— Begin Records for processing —

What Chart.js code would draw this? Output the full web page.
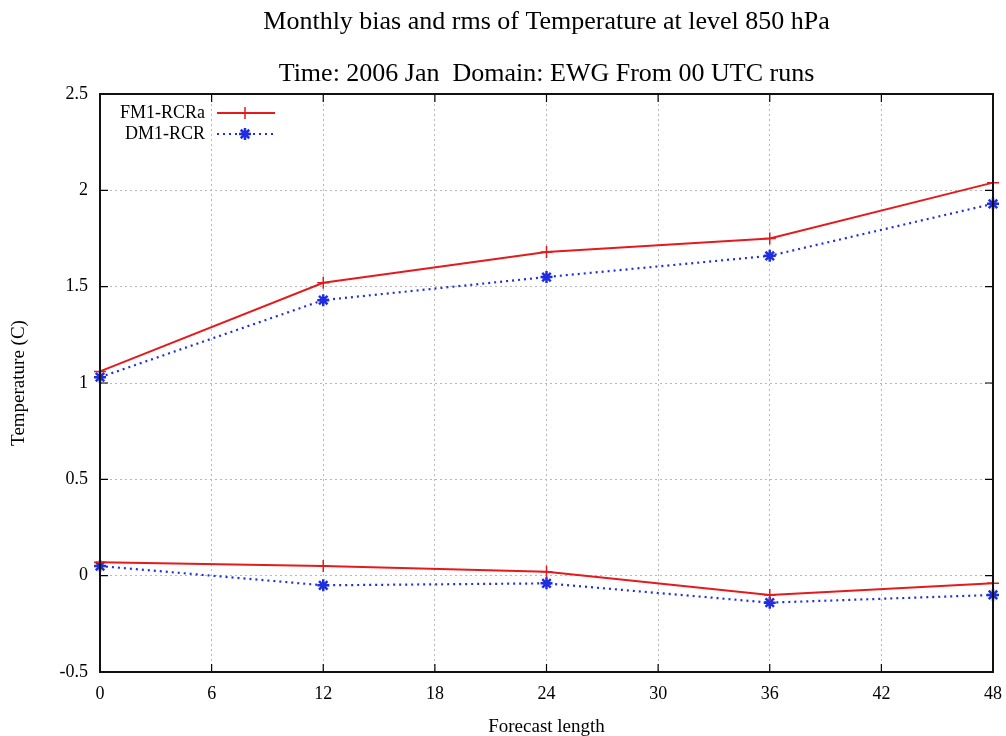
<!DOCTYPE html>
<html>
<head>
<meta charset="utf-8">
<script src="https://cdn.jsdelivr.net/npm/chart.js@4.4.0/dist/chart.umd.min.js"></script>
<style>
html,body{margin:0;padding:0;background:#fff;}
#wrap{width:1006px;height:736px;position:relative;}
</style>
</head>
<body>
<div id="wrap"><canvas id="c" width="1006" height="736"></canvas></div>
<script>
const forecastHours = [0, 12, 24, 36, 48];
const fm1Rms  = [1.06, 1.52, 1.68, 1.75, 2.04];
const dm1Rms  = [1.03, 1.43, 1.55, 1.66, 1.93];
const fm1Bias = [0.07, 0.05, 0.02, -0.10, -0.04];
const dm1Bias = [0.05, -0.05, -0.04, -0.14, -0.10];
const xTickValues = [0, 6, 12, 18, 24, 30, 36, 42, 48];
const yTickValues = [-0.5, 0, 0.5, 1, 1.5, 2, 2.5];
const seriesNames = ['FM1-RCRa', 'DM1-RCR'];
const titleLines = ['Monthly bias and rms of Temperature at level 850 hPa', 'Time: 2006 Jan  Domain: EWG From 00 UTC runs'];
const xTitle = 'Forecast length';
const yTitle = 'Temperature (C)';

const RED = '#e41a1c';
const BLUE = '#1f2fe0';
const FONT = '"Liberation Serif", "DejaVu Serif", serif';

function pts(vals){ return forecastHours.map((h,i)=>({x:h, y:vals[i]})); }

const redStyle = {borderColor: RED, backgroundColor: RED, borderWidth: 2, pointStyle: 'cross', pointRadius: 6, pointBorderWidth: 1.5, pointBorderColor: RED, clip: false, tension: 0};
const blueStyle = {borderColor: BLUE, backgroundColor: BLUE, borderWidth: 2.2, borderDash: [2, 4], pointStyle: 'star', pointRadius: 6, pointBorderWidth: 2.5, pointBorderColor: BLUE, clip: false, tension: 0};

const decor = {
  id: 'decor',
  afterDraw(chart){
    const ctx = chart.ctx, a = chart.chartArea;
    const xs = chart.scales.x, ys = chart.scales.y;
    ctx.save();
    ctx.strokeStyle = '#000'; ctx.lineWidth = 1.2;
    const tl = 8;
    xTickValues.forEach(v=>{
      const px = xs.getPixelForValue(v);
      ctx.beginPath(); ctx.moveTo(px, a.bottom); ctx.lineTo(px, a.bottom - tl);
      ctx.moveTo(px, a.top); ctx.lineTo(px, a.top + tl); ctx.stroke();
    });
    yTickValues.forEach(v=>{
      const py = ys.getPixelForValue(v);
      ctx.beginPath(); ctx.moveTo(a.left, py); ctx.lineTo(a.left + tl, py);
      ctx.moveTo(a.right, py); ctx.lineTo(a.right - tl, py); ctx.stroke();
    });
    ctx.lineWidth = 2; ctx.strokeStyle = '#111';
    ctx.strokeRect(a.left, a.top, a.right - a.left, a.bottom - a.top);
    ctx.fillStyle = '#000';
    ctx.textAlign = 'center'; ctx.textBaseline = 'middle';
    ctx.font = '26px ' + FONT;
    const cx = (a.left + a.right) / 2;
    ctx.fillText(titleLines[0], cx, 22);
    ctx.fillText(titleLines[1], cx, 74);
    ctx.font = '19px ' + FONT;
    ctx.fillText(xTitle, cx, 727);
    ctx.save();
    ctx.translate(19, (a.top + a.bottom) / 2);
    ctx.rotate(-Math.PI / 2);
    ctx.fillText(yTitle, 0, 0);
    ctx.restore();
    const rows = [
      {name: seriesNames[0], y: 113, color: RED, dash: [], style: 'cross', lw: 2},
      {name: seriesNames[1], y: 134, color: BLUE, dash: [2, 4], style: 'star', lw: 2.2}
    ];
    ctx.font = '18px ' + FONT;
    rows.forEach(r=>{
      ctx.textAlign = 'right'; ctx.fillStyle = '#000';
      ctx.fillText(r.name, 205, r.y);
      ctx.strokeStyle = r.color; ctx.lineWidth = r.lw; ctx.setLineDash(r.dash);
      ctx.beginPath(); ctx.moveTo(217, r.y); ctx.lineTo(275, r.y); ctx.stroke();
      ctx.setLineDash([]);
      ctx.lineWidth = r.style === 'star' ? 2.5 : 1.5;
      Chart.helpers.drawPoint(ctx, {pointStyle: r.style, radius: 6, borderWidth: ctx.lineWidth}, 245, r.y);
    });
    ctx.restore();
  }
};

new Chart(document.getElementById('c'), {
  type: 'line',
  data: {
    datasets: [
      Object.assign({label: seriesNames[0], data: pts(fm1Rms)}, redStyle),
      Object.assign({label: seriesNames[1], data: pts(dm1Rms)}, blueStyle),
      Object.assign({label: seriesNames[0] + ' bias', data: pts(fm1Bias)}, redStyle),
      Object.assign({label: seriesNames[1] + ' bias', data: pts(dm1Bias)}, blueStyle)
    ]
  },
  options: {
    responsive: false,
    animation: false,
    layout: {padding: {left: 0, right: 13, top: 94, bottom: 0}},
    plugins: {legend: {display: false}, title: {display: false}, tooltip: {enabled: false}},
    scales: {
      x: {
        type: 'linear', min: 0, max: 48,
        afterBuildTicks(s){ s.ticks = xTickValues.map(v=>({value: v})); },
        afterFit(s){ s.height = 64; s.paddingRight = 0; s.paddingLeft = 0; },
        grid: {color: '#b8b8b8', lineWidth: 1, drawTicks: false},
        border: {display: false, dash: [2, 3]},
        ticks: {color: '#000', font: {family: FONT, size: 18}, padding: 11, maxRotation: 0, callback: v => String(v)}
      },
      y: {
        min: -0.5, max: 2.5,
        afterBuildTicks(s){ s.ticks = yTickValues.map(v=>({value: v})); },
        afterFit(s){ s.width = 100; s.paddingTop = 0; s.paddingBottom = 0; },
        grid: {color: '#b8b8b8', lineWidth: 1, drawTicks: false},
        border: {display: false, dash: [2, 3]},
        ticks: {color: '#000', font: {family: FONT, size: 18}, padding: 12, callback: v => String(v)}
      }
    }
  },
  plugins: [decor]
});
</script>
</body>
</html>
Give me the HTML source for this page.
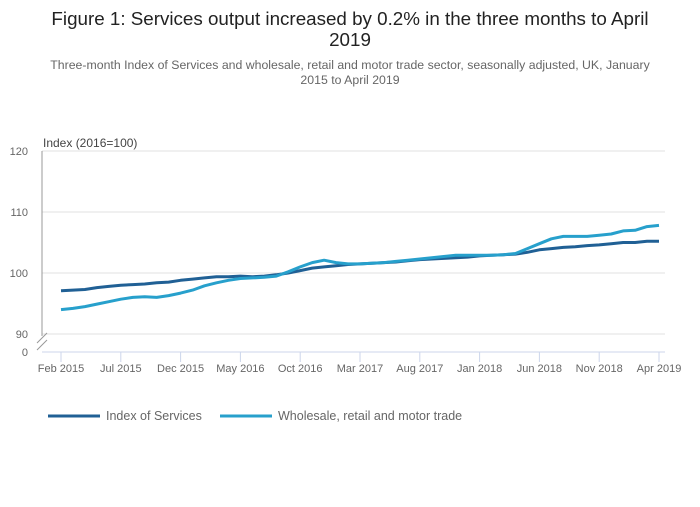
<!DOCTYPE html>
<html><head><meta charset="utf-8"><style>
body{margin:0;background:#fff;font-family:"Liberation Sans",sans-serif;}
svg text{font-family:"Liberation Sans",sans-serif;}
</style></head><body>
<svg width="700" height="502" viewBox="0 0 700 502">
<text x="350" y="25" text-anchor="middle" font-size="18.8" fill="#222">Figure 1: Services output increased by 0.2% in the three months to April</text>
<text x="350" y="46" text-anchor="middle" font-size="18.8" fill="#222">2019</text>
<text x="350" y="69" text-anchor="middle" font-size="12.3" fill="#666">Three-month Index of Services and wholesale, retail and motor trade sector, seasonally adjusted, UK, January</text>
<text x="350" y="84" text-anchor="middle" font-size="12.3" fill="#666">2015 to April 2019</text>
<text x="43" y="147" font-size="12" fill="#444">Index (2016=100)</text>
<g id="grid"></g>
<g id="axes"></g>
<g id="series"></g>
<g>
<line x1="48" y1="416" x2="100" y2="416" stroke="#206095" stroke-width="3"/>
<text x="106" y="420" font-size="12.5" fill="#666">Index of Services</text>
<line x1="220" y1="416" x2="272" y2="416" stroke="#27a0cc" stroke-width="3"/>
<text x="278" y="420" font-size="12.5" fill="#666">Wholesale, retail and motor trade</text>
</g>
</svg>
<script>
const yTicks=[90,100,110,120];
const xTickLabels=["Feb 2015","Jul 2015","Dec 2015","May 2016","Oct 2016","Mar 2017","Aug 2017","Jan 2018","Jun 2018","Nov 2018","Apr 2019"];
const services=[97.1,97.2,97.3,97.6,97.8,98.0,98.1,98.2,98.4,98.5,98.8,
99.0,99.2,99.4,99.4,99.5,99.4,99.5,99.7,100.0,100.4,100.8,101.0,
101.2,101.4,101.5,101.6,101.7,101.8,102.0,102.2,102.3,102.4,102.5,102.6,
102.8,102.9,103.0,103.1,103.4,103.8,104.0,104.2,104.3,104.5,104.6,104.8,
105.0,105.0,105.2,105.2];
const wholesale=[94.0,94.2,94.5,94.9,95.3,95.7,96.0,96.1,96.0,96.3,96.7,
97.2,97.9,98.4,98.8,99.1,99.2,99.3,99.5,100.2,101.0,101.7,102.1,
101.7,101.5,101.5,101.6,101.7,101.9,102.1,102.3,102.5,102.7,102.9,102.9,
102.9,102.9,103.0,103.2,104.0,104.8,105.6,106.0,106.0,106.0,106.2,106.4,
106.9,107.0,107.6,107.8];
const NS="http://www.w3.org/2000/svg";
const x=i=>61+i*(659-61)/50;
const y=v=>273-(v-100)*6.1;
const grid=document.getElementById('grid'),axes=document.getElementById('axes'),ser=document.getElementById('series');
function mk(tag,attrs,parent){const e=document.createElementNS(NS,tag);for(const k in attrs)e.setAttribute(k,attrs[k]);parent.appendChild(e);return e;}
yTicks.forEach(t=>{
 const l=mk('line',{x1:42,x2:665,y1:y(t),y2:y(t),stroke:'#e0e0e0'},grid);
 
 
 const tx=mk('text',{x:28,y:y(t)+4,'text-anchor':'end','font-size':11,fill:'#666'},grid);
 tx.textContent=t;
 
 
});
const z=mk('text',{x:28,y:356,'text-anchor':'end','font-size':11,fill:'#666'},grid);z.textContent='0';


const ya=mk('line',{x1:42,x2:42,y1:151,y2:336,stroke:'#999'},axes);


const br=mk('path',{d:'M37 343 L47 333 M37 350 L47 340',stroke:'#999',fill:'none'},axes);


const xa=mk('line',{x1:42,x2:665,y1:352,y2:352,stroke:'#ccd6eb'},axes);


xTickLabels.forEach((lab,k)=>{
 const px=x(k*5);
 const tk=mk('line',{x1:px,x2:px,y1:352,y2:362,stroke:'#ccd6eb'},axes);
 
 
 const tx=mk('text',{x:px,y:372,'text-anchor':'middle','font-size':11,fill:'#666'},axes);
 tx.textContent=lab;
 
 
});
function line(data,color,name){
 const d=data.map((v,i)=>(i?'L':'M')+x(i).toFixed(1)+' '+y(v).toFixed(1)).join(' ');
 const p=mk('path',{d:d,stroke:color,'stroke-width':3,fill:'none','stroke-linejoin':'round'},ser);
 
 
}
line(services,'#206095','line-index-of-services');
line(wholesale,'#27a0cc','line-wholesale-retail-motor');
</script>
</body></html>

— End Records for processing —

The problem:
Repeat exactly the lines from the first line of the records above through the line containing "const yTitle = 'Temperature (C)';", leaving out the pictures.

Answer to this task:
What Chart.js code would draw this? Output the full web page.
<!DOCTYPE html>
<html>
<head>
<meta charset="utf-8">
<script src="https://cdn.jsdelivr.net/npm/chart.js@4.4.0/dist/chart.umd.min.js"></script>
<style>
html,body{margin:0;padding:0;background:#fff;}
#wrap{width:1006px;height:736px;position:relative;}
</style>
</head>
<body>
<div id="wrap"><canvas id="c" width="1006" height="736"></canvas></div>
<script>
const forecastHours = [0, 12, 24, 36, 48];
const fm1Rms  = [1.06, 1.52, 1.68, 1.75, 2.04];
const dm1Rms  = [1.03, 1.43, 1.55, 1.66, 1.93];
const fm1Bias = [0.07, 0.05, 0.02, -0.10, -0.04];
const dm1Bias = [0.05, -0.05, -0.04, -0.14, -0.10];
const xTickValues = [0, 6, 12, 18, 24, 30, 36, 42, 48];
const yTickValues = [-0.5, 0, 0.5, 1, 1.5, 2, 2.5];
const seriesNames = ['FM1-RCRa', 'DM1-RCR'];
const titleLines = ['Monthly bias and rms of Temperature at level 850 hPa', 'Time: 2006 Jan  Domain: EWG From 00 UTC runs'];
const xTitle = 'Forecast length';
const yTitle = 'Temperature (C)';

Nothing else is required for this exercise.